Chat with RTX's main selling point is its offline capabilities and user customizability. Nvidia's chatbot allows you to specify your own files so the chatbot can produce answers custom-tailored to your needs. You can import various file formats, including .txt, PDF, Word, and XML documents. YouTube videos can also be downloaded and parsed by the chatbot.

For example, I fed Chat with RTX two YouTube videos, one from MKBHD and one from Formula 1. I asked the chatbot about specific topics in each video, and it responded with concise answers taken directly from each video. Once you feed it a question that correlates with a topic in a file or video that you've injected into the chatbot, it will let you know which file/video its answer came from.

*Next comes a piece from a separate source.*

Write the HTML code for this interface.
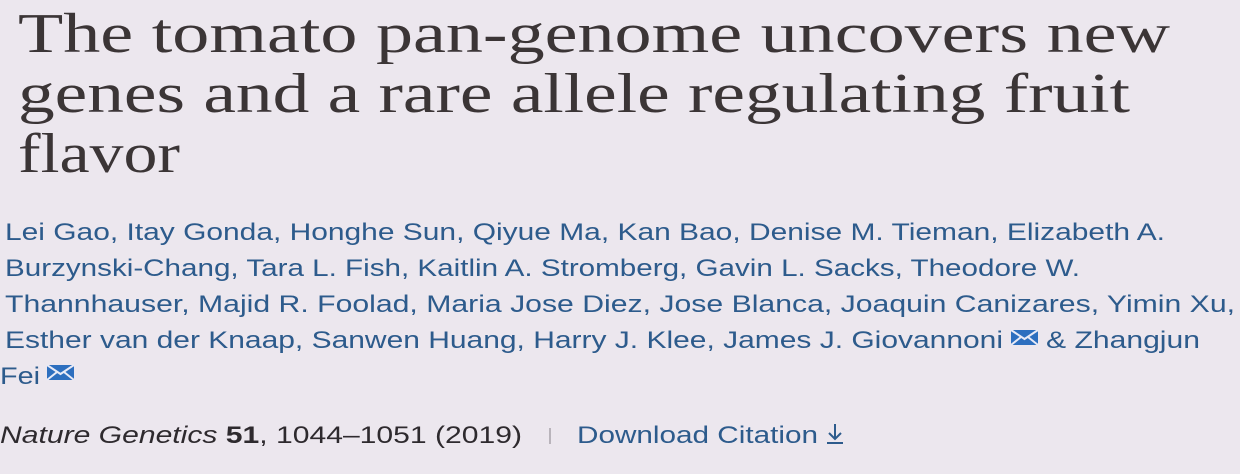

It's a pretty cool application that gives you more control than online solutions like Copilot and Gemini. However, its localized design does have a drawback in that it won't search the internet for answers. Depending on the use case, this can be a positive or a negative.

(Image credit: Nvidia)

(Image credit: Nvidia)

Chat with RTX utilizes the Mistral or LIama 2 open-source language models combined with Retrieval-Augmented Generation (RAG) — RAG being the mode of tuning the responses with your own data. To bring it to desktops, Nvidia is using its TensorRT-LLM software to allow the app to better utilize the tensor cores of RTX 30- or RTX 40-series GPUs.



The application is in its demonstration phase, so don't expect it to produce perfect answers. RTX 20-series owners are out of luck as well. It's not entirely clear why the original Turing architecture GPUs aren't supported, though Nvidia suggested time constraints were a factor and that it could make its way to 20-series cards in the future.